● **What is expected**
Leave out the pictures and print only the lines from the one with "Write the React, TypeScript" through the one with "const zip = (xs: number[], ys: number[])", exactly as they are.

● **Entries provided**
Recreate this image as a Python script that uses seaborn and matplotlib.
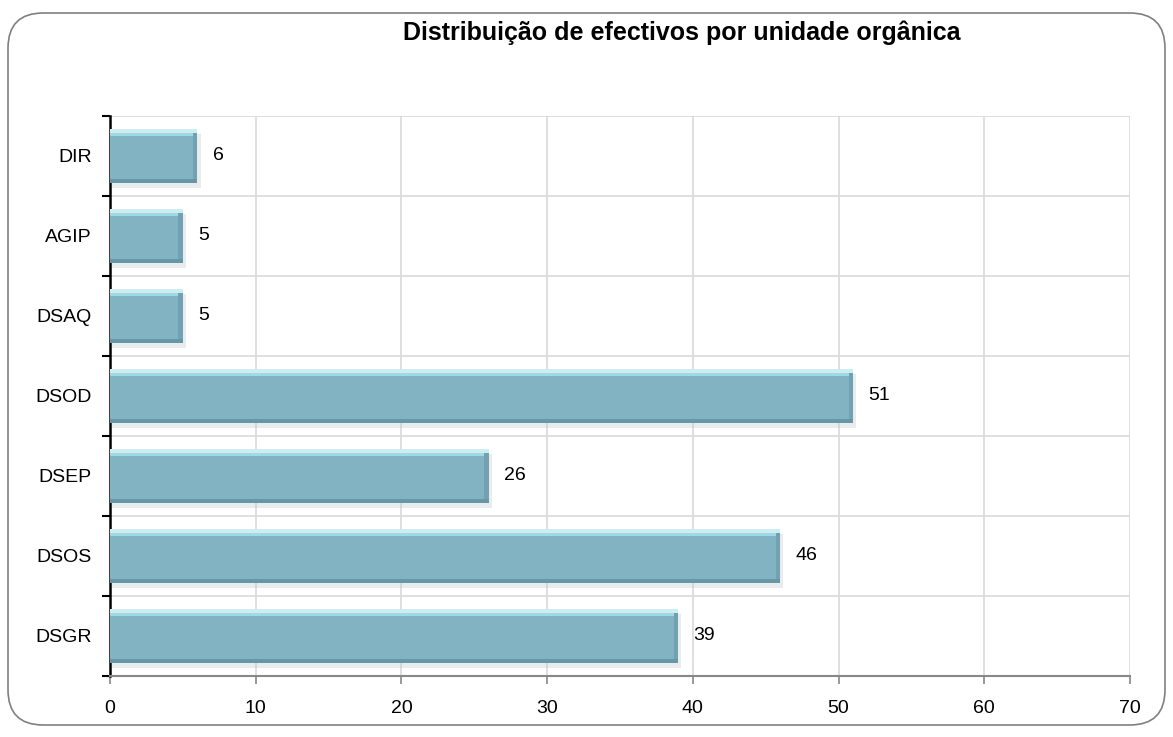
* * *
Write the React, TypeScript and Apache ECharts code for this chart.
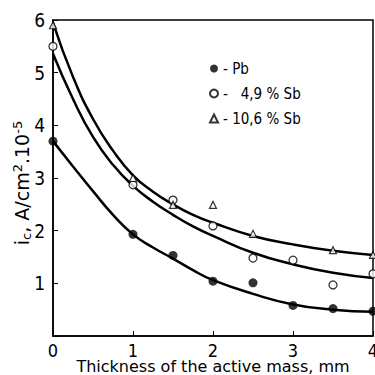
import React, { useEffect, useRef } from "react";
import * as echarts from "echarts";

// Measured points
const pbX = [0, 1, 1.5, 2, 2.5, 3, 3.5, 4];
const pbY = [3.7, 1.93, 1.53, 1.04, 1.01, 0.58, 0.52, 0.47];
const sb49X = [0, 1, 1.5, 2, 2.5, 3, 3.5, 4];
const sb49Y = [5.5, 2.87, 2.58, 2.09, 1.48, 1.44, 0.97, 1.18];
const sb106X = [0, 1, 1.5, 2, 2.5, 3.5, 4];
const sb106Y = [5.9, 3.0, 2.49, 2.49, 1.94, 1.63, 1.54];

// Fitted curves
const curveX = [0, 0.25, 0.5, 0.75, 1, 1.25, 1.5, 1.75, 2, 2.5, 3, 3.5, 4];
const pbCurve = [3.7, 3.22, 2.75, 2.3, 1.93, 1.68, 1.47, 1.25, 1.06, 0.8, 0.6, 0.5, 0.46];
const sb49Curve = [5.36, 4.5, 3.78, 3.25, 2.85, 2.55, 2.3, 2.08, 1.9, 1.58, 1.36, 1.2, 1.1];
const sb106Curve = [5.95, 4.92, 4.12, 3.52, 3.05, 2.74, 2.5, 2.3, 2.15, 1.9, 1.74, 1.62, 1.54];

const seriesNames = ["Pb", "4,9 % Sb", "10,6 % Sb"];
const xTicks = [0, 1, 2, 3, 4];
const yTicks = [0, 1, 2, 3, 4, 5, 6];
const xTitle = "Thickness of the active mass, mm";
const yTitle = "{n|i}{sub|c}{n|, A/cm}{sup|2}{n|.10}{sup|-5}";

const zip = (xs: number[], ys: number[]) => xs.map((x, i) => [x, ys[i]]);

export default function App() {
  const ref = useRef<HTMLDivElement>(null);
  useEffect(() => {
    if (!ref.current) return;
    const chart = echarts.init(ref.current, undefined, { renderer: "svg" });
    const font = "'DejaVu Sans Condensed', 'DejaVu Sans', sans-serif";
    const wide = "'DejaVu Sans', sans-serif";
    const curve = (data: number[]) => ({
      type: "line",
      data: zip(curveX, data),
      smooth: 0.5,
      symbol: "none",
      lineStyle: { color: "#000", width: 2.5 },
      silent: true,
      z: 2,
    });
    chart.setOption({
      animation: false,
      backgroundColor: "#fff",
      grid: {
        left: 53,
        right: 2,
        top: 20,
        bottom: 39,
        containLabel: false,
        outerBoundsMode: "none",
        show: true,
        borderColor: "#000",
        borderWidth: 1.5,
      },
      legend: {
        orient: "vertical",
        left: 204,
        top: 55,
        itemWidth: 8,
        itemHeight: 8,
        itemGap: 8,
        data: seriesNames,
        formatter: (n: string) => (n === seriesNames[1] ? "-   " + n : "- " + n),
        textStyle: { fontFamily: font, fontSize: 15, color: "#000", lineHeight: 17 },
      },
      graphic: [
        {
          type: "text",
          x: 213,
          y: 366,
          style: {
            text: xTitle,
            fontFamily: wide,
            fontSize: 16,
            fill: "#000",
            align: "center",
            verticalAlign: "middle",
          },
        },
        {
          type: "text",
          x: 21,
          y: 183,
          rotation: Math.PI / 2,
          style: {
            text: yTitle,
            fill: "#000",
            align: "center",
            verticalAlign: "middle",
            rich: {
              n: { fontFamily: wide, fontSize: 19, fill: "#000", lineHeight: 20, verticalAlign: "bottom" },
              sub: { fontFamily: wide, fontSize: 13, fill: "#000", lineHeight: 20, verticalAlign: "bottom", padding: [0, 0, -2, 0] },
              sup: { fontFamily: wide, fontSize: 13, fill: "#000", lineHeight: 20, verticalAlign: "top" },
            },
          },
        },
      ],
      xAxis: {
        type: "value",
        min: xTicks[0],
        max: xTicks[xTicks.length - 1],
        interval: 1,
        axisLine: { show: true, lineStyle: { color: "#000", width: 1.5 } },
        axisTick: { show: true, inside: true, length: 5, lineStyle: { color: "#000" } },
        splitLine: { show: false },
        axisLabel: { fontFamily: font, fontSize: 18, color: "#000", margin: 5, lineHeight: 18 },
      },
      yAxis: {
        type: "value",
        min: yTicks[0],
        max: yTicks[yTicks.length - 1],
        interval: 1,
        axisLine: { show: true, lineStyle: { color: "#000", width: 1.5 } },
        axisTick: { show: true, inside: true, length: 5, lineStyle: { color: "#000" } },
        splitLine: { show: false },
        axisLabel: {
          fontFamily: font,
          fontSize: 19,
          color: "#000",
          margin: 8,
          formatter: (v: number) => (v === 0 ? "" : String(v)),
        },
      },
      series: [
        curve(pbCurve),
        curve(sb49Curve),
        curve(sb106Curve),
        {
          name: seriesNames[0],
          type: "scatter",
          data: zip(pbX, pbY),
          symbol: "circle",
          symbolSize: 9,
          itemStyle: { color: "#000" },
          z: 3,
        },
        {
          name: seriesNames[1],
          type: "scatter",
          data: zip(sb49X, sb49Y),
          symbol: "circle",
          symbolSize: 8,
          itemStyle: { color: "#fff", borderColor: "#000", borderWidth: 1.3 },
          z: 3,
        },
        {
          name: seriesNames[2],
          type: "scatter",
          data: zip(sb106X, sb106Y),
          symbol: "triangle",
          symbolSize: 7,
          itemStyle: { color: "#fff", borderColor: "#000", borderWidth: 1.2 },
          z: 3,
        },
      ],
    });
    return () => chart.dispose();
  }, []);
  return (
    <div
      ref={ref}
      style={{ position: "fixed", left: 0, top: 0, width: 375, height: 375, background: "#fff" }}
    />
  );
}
--
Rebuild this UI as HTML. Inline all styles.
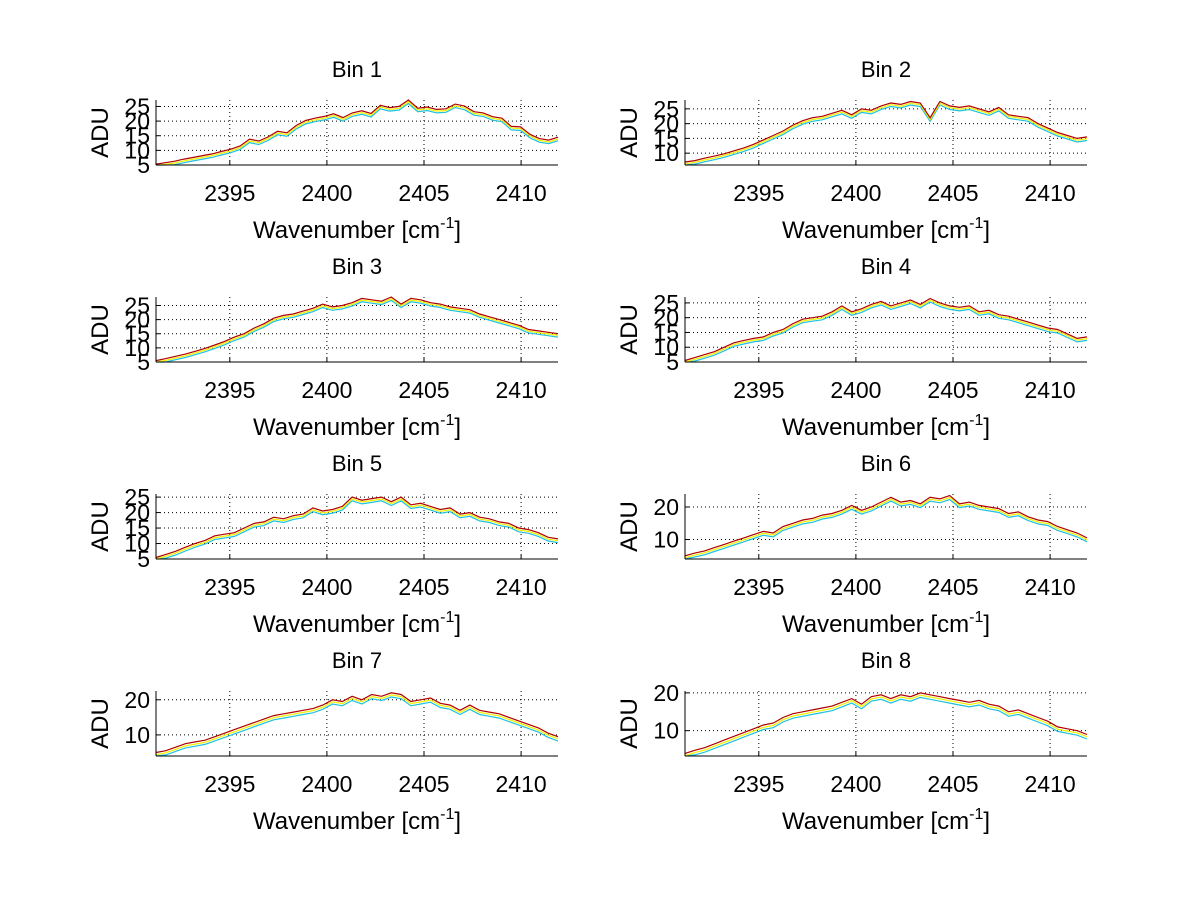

● **Answer to the task**
Write the React, TypeScript and Apache ECharts code for this chart.
import React, { useEffect, useRef } from "react";
import * as echarts from "echarts";

// Measured points
const pbX = [0, 1, 1.5, 2, 2.5, 3, 3.5, 4];
const pbY = [3.7, 1.93, 1.53, 1.04, 1.01, 0.58, 0.52, 0.47];
const sb49X = [0, 1, 1.5, 2, 2.5, 3, 3.5, 4];
const sb49Y = [5.5, 2.87, 2.58, 2.09, 1.48, 1.44, 0.97, 1.18];
const sb106X = [0, 1, 1.5, 2, 2.5, 3.5, 4];
const sb106Y = [5.9, 3.0, 2.49, 2.49, 1.94, 1.63, 1.54];

// Fitted curves
const curveX = [0, 0.25, 0.5, 0.75, 1, 1.25, 1.5, 1.75, 2, 2.5, 3, 3.5, 4];
const pbCurve = [3.7, 3.22, 2.75, 2.3, 1.93, 1.68, 1.47, 1.25, 1.06, 0.8, 0.6, 0.5, 0.46];
const sb49Curve = [5.36, 4.5, 3.78, 3.25, 2.85, 2.55, 2.3, 2.08, 1.9, 1.58, 1.36, 1.2, 1.1];
const sb106Curve = [5.95, 4.92, 4.12, 3.52, 3.05, 2.74, 2.5, 2.3, 2.15, 1.9, 1.74, 1.62, 1.54];

const seriesNames = ["Pb", "4,9 % Sb", "10,6 % Sb"];
const xTicks = [0, 1, 2, 3, 4];
const yTicks = [0, 1, 2, 3, 4, 5, 6];
const xTitle = "Thickness of the active mass, mm";
const yTitle = "{n|i}{sub|c}{n|, A/cm}{sup|2}{n|.10}{sup|-5}";

const zip = (xs: number[], ys: number[]) => xs.map((x, i) => [x, ys[i]]);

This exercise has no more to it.